大きな原因の1つはタッチそのものにある。例えばパソコンで利用するWebブラウザでは、クリック可能なリンクやボタン、拡大できる写真にポインタを合わせるとポインタやボタンが変化するから一目瞭然だ。一方タッチインタフェースではポインタのホバリングができないため、実際に指で触れてみないとリンクやボタンであるかが確かめられない。しかもジェスチャーはさまざまなので、正しい場所を触れても正しい動きでなければちゃんと反応してくれない。写真の拡大/縮小や電子書籍のページを繰るというような作業ならユーザーは簡単にジェスチャーを想像できるものの、動きを連想しにくい機能だと予備知識なしでは動かせない。たとえば米国の全国紙USA TodayのiPadアプリは、画面にコンテンツだけが並んで読みやすいと評価されている。だが初めて使う人は、必ずセクションの切り換えに悩む。「Money」「Sports」「Life」などの選択画面は、USA Todayのロゴをタップすると現れるのだ。知っていれば手早くセクションを切り換えられて便利なのだが、ロゴが切り換え機能の入り口になっていると想像する人はまずいないだろう。初めて使う人にとっては隠し機能も同然である。

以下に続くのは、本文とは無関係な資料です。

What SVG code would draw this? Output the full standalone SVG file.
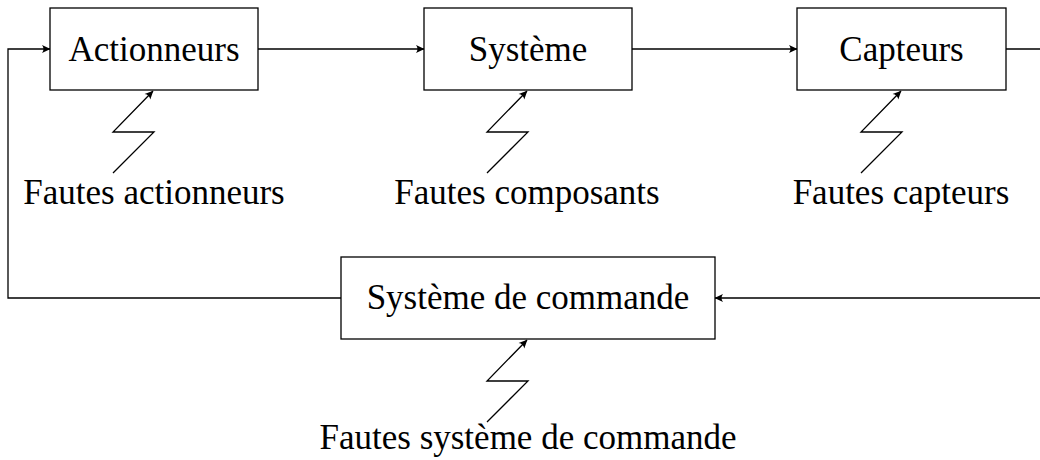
<svg xmlns="http://www.w3.org/2000/svg" width="1040" height="460" viewBox="0 0 1040 460">
<style>
rect.box{fill:#fff;stroke:#000;stroke-width:1.3}
.wire{fill:none;stroke:#000;stroke-width:1.3}
text{font-family:"Liberation Serif","DejaVu Serif",serif;font-size:35px;fill:#000;text-anchor:middle}
</style>
<defs>
<marker id="arr" markerUnits="userSpaceOnUse" markerWidth="12" markerHeight="10" viewBox="-9 -5 10 10" refX="0" refY="0" orient="auto">
<path d="M0.5,0 L-8,-4 Q-5,0 -8,4 Z" fill="#000"/>
</marker>
</defs>
<g id="connectors">
<path class="wire" d="M341,298 H8 V49 H50" marker-end="url(#arr)"/>
<path class="wire" d="M258,49 H424" marker-end="url(#arr)"/>
<path class="wire" d="M632,49 H797" marker-end="url(#arr)"/>
<path class="wire" d="M1006,49 H1055 V298 H715" marker-end="url(#arr)"/>
<path class="wire" d="M113,173 L154,132 L113,132 L153,91" marker-end="url(#arr)"/>
<path class="wire" d="M487,173 L528,132 L487,132 L527,91" marker-end="url(#arr)"/>
<path class="wire" d="M861,173 L902,132 L861,132 L901,91" marker-end="url(#arr)"/>
<path class="wire" d="M487,422 L528,381 L487,381 L527,340" marker-end="url(#arr)"/>
</g>
<g id="actionneurs">
<rect class="box" x="50" y="8" width="208" height="82"/>
<text x="154" y="61">Actionneurs</text>
</g>
<g id="systeme">
<rect class="box" x="424" y="8" width="208" height="82"/>
<text x="528" y="61">Système</text>
</g>
<g id="capteurs">
<rect class="box" x="797" y="8" width="209" height="82"/>
<text x="901.5" y="61">Capteurs</text>
</g>
<g id="commande">
<rect class="box" x="341" y="257" width="374" height="82"/>
<text x="528" y="309">Système de commande</text>
</g>
<g id="faute-actionneurs"><text x="154" y="204">Fautes actionneurs</text></g>
<g id="faute-composants"><text x="527" y="204">Fautes composants</text></g>
<g id="faute-capteurs"><text x="901" y="204">Fautes capteurs</text></g>
<g id="faute-commande"><text x="528" y="449">Fautes système de commande</text></g>
</svg>
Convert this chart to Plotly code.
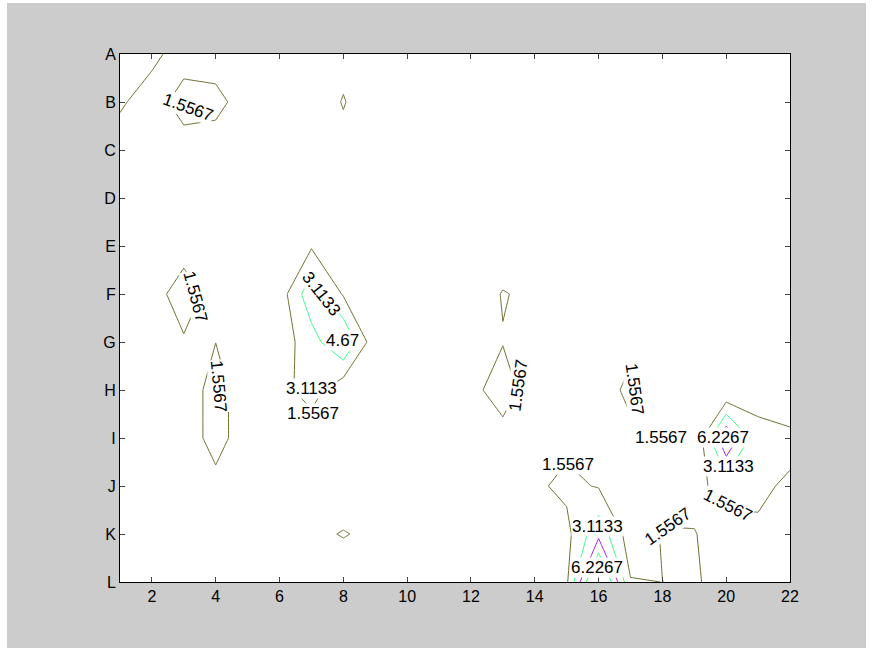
import plotly.graph_objects as go

# grid columns (x) and row labels (y, A at top)
x_values = list(range(1, 23))
row_labels = ["A", "B", "C", "D", "E", "F", "G", "H", "I", "J", "K", "L"]

# z values per row (x = 1..22)
row_A = [3.0, 2.4, 0, 0, 0, 0, 0, 0.8, 0, 0, 0, 0, 0, 0, 0, 0, 0, 0, 0, 0, 0, 0]
row_B = [2.0, 0, 3.0, 2.5, 0, 0, 0, 1.7, 0, 0, 0, 0, 0, 0, 0, 0, 0, 0, 0, 0, 0, 0]
row_C = [0, 0, 0, 0, 0, 0, 0, 0.8, 0, 0, 0, 0, 0, 0, 0, 0, 0, 0, 0, 0, 0, 0]
row_D = [0, 0, 0, 0, 0, 0, 0, 0, 0, 0, 0, 0, 0, 0, 0, 0, 0, 0, 0, 0, 0, 0]
row_E = [0, 0, 0.5, 0, 0, 0, 1.4, 0, 0, 0, 0, 0, 0, 0, 0, 0, 0, 0, 0, 0, 0, 0]
row_F = [0, 0.5, 2.8, 0.5, 0, 0.72, 4.2, 1.4, 0, 0, 0, 0, 1.7, 1.0, 0, 0, 0, 0, 0, 0, 0, 0]
row_G = [0, 0, 1.3, 1.54, 0, 0.75, 2.4, 4.75, 0.43, 0, 0, 0, 1.45, 0, 0, 0, 1.1, 0, 0, 0, 0, 0]
row_H = [0, 0, 0.3, 2.4, 0.3, 1.03, 2.2, 0.44, 0, 0, 0, 0.8, 2.8, 0, 0, 0.6, 2.02, 0, 0, 0, 1.0, 0]
row_I = [0, 0, 0.3, 2.4, 0.3, 0, 0.6, 0, 0, 0, 0, 0, 0.58, 0, 1.2, 0, 1.1, 0.3, 0, 6.2, 2.0, 2.02]
row_J = [0, 0, 0, 0.9, 0, 0, 0, 0, 0, 0, 0, 0, 0, 1.3, 1.9, 1.45, 0.5, 1.03, 1.05, 2.23, 1.83, 1.33]
row_K = [0, 0, 0, 0, 0, 0, 1.0, 1.7, 1.0, 0, 0, 0, 0, 0.3, 1.1, 4.2, 0.68, 1.65, 1.62, 0.88, 1.33, 0.5]
row_L = [0, 0, 0, 0, 0, 0, 0, 0, 0, 0, 0, 0, 0, 0.3, 1.29, 9.34, 1.65, 1.55, 1.9, 0.4, 0.5, 0.3]

z_rows = [row_A, row_B, row_C, row_D, row_E, row_F, row_G, row_H, row_I, row_J, row_K, row_L]

# contour levels (step = max / 6)
level_step = 9.34 / 6
level_colors = ["#6f6f30", "#3dff8a", "#a624f0", "#3dff8a"]

x_ticks = [2, 4, 6, 8, 10, 12, 14, 16, 18, 20, 22]

# inline contour labels (MATLAB clabel style): level index, position, angle
label_level = [1, 1, 1, 2, 3, 2, 1, 1, 1, 1, 4, 2, 1, 1, 2, 4, 1]
label_x = [3.13, 3.35, 4.1, 7.33, 7.96, 6.99, 7.05, 13.48, 17.14, 17.96, 19.9, 20.06, 20.06, 15.04, 15.98, 15.95, 18.18]
label_y = [2.12, 6.06, 7.92, 6.0, 6.96, 7.96, 8.48, 7.9, 7.98, 8.98, 8.98, 9.6, 10.4, 9.56, 10.85, 11.69, 10.85]
label_angle = [20, 75, 85, 52, 0, 0, 0, -82, 82, 0, 0, 0, 27, 0, 0, 0, -35]

fig = go.Figure()
fig.add_trace(go.Contour(
    x=x_values,
    y=list(range(1, len(row_labels) + 1)),
    z=z_rows,
    autocontour=False,
    contours=dict(
        start=level_step,
        end=4 * level_step + 0.003,
        size=level_step,
        coloring="lines",
        showlabels=False,
    ),
    colorscale=[[0, level_colors[0]], [1 / 3, level_colors[1]],
                [2 / 3, level_colors[2]], [1, level_colors[3]]],
    line=dict(width=1, smoothing=0),
    showscale=False,
    hoverinfo="skip",
))

label_font = dict(family="Liberation Sans, Arial, sans-serif", size=17, color="black")
annotations = []
for lv, lx, ly, la in zip(label_level, label_x, label_y, label_angle):
    annotations.append(dict(
        x=lx, y=ly, xref="x", yref="y",
        text=format(lv * level_step, ".5g"),
        showarrow=False, textangle=la, font=label_font,
        bgcolor="white", borderpad=0,
    ))

axis_font = dict(family="Liberation Sans, Arial, sans-serif", size=16, color="black")
fig.update_layout(
    width=859, height=645,
    paper_bgcolor="#cccccc",
    plot_bgcolor="white",
    margin=dict(l=113, r=76, t=51, b=66),
    showlegend=False,
    annotations=annotations,
    xaxis=dict(
        range=[1, 22], tickvals=x_ticks, ticks="inside", ticklen=5,
        showline=True, linecolor="black", linewidth=1, mirror="ticks",
        showgrid=False, zeroline=False, tickfont=axis_font,
    ),
    yaxis=dict(
        range=[12, 1], tickvals=list(range(1, 13)), ticktext=row_labels,
        ticks="inside", ticklen=5,
        showline=True, linecolor="black", linewidth=1, mirror="ticks",
        showgrid=False, zeroline=False, tickfont=axis_font,
    ),
)

fig.write_html("out.html", post_script="document.body.style.margin='3px 0 0 7px';")
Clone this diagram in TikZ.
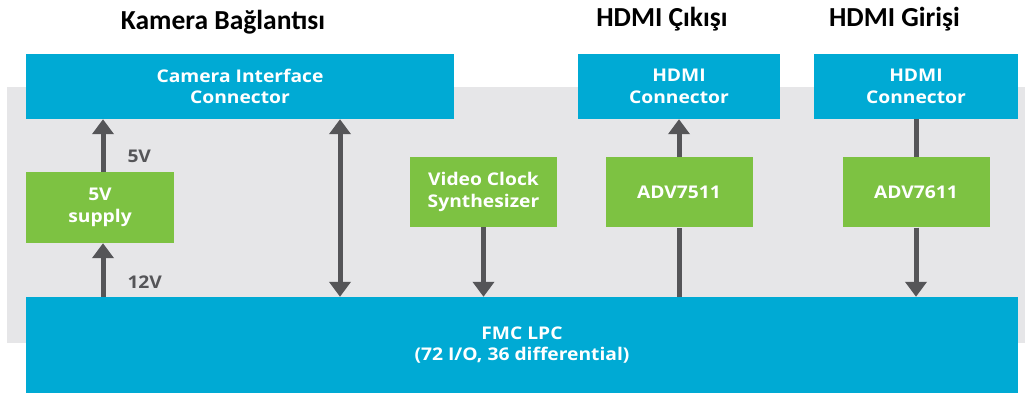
\documentclass[tikz,border=0pt]{standalone}
\usepackage{fontspec}
\setmainfont{Open Sans}[FakeStretch=1.1]
\newfontfamily\titlefont{Carlito}
\usepackage{tikz}
\usetikzlibrary{arrows.meta,positioning}

\definecolor{fmcblue}{RGB}{0,170,212}
\definecolor{chipgreen}{RGB}{125,194,66}
\definecolor{boardgray}{RGB}{230,230,232}
\definecolor{wiregray}{RGB}{85,85,88}

\begin{document}
\begin{tikzpicture}[x=1pt, y=-1pt,
          blk/.style = {inner sep=0pt, align=center, text=white,
                        font=\fontsize{17.5}{21.5}\selectfont\bfseries},
          conn/.style = {blk, fill=fmcblue, minimum height=65pt},
          chip/.style = {blk, fill=chipgreen, minimum width=147pt, minimum height=70pt},
          title/.style = {font=\titlefont\fontsize{27.5}{30}\selectfont\bfseries, inner sep=0pt, anchor=base},
          lbl/.style = {text=wiregray, inner sep=0pt, font=\fontsize{17.5}{19}\selectfont\bfseries},
          wire/.style = {draw=wiregray, line width=5pt},
          arr/.style = {wire, -{Triangle[width=21pt,length=15pt]}}]
        \useasboundingbox (0,0) rectangle (1025,397);
        \fill[boardgray] (7,87) rectangle (1025,343);
        % connectors on top
        \node[conn, minimum width=428pt] (cam) at (240,86.5) {Camera Interface\\Connector};
        \node[conn, minimum width=202pt] (hdmio) at (679,86.5) {HDMI\\Connector};
        \node[conn, minimum width=204pt] (hdmii) at (916,86.5) {HDMI\\Connector};
        \node[title] (tcam) at (223,29) {Kamera Bağlantısı};
        \node[title] (thdmio) at (662,26) {HDMI Çıkışı};
        \node[title] (thdmii) at (894.5,26) {HDMI Girişi};
        % chips
        \node[chip, minimum width=148pt, minimum height=71pt] (sup) at (100,207.5) {5V\\supply};
        \node[chip] (clk) at (483.5,192) {Video Clock\\Synthesizer};
        \node[chip] (tx) [below=38pt of hdmio] {ADV7511};
        \node[chip] (rx) [below=38pt of hdmii] {ADV7611};
        \node[conn, minimum width=992pt, minimum height=96pt] (fmc) at (522,345) {FMC LPC\\(72 I/O, 36 differential)};
        \coordinate (bus) at (340,0);
        % wires
        \draw[arr] ([xshift=3pt]sup.north) -- node[lbl, pos=.3, right=22pt] {5V} ([xshift=3pt]sup.north |- cam.south);
        \draw[arr] ([xshift=3pt]sup.north |- fmc.north) -- node[lbl, pos=.27, right=22pt] {12V} ([xshift=3pt]sup.south);
        \draw[arr, {Triangle[width=21pt,length=15pt]}-{Triangle[width=21pt,length=15pt]}] (bus |- cam.south) -- (bus |- fmc.north);
        \draw[arr] (clk) -- (clk |- fmc.north);
        \draw[wire] (tx |- fmc.north) -- (tx);
        \draw[arr] (tx) -- (hdmio);
        \draw[wire] (hdmii) -- (rx);
        \draw[arr] (rx) -- (rx |- fmc.north);
      \end{tikzpicture}
\end{document}
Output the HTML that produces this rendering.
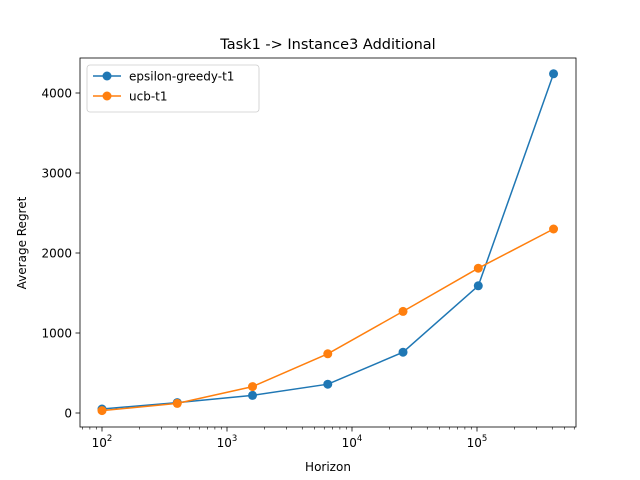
<!DOCTYPE html>
<html><head><meta charset="utf-8"><style>body{margin:0;background:#fff}svg{display:block;font-family:"DejaVu Sans","Liberation Sans",sans-serif}</style></head>
<body>
<svg id="c" width="640" height="480"></svg>
<script>
const horizons=[100,400,1600,6400,25600,102400,409600];
const egreedy=[50,130,220,360,760,1590,4240];
const ucb=[30,120,330,740,1270,1810,2300];
const yTicks=[0,1000,2000,3000,4000];
const xDecades=[2,3,4,5];
const L=80,R=576,T=58,B=427;
const lx0=1.824,lx1=5.792,y0=-175,y1=4437.5;
const X=v=>L+(Math.log10(v)-lx0)/(lx1-lx0)*(R-L);
const Y=v=>B-(v-y0)/(y1-y0)*(B-T);
const svg=document.getElementById('c');const NS='http://www.w3.org/2000/svg';
function el(t,a,p){const e=document.createElementNS(NS,t);for(const k in a)e.setAttribute(k,a[k]);(p||svg).appendChild(e);return e;}
const title=el('text',{x:328,y:49,'text-anchor':'middle','font-size':14.5});title.textContent='Task1 -> Instance3 Additional';


for(const d of xDecades){const x=X(Math.pow(10,d));el('line',{x1:x,x2:x,y1:B,y2:B+4.5,stroke:'#000','stroke-width':0.8});
const t=el('text',{x:x,y:B+20,'text-anchor':'middle','font-size':12});t.textContent='10';
const s=el('tspan',{dy:-6,'font-size':8.5},t);s.textContent=d;

}
for(let d=1;d<=5;d++)for(let m=2;m<=9;m++){const v=m*Math.pow(10,d);const lv=Math.log10(v);if(lv<lx0||lv>lx1)continue;const x=X(v);el('line',{x1:x,x2:x,y1:B,y2:B+2.5,stroke:'#000','stroke-width':0.6});}
for(const v of yTicks){const y=Y(v);el('line',{x1:L,x2:L-4.5,y1:y,y2:y,stroke:'#000','stroke-width':0.8});
const t=el('text',{x:L-8,y:y+4.5,'text-anchor':'end','font-size':12});t.textContent=v;

}
const xl=el('text',{x:328,y:471,'text-anchor':'middle','font-size':12});xl.textContent='Horizon';


const yl=el('text',{x:0,y:0,'text-anchor':'middle','font-size':12,transform:'translate(26,243) rotate(-90)'});yl.textContent='Average Regret';


function series(vals,col,name){const g=el('g',{});


el('polyline',{points:horizons.map((h,i)=>X(h)+','+Y(vals[i])).join(' '),fill:'none',stroke:col,'stroke-width':1.5},g);
horizons.forEach((h,i)=>{const c=el('circle',{cx:X(h),cy:Y(vals[i]),r:4.5,fill:col},g);

});}
series(egreedy,'#1f77b4','epsilon-greedy-series');
series(ucb,'#ff7f0e','ucb-series');
el('rect',{x:L,y:T,width:R-L,height:B-T,fill:'none',stroke:'#000','stroke-width':0.8});
const lg=el('g',{});


el('rect',{x:87,y:65,width:172,height:47,rx:3,fill:'#fff',stroke:'#ccc','stroke-width':0.8},lg);
[['epsilon-greedy-t1','#1f77b4'],['ucb-t1','#ff7f0e']].forEach((e,i)=>{const y=76+i*20;
el('line',{x1:93,x2:121,y1:y,y2:y,stroke:e[1],'stroke-width':1.5},lg);
el('circle',{cx:107,cy:y,r:4.5,fill:e[1]},lg);
const t=el('text',{x:129,y:y+4.5,'font-size':12},lg);t.textContent=e[0];

});
</script>
</body></html>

USA Todayのロゴをタップするとセクション切り換え画面がポップアップ。しかしロゴがボタンだと気づくユーザーは少ない……

タッチインタフェースはユーザーが直観できなければ、機能を発見しづらいインタフェースになってしまう。また色々試しているうちに予想外のふるまいが返ってきて驚くことも少なくない。操作エラーに遭遇する可能性の高いインタフェースでもある。こうしたギャップを埋めるために開発者やデザイナーはそれぞれ、機能をどのようにユーザーに伝えるかに頭を悩ませ、機能と動きをどのように結ぶ付けるかを日々研究している。だが、アプリごとのばらつきが混乱を広げているのが実状である。

思い返せば、Webブラウザが現れてから長い間Webデザインの世界でも似たような混乱が続いた。今日のような一貫性のある利用体験にWebブラウザとWebコンテンツを導いたのはユーザーの声である。タッチインタフェースも同様に、一貫したユーザー体験にたどり着くにはユーザー調査を通じて試行錯誤を重ねていくしかない。そのためにはまず、開発者がジェスチャーを正確かつ分かりやすく説明し、逆にユーザーがその声を伝えるための"表現方法"が必要になる。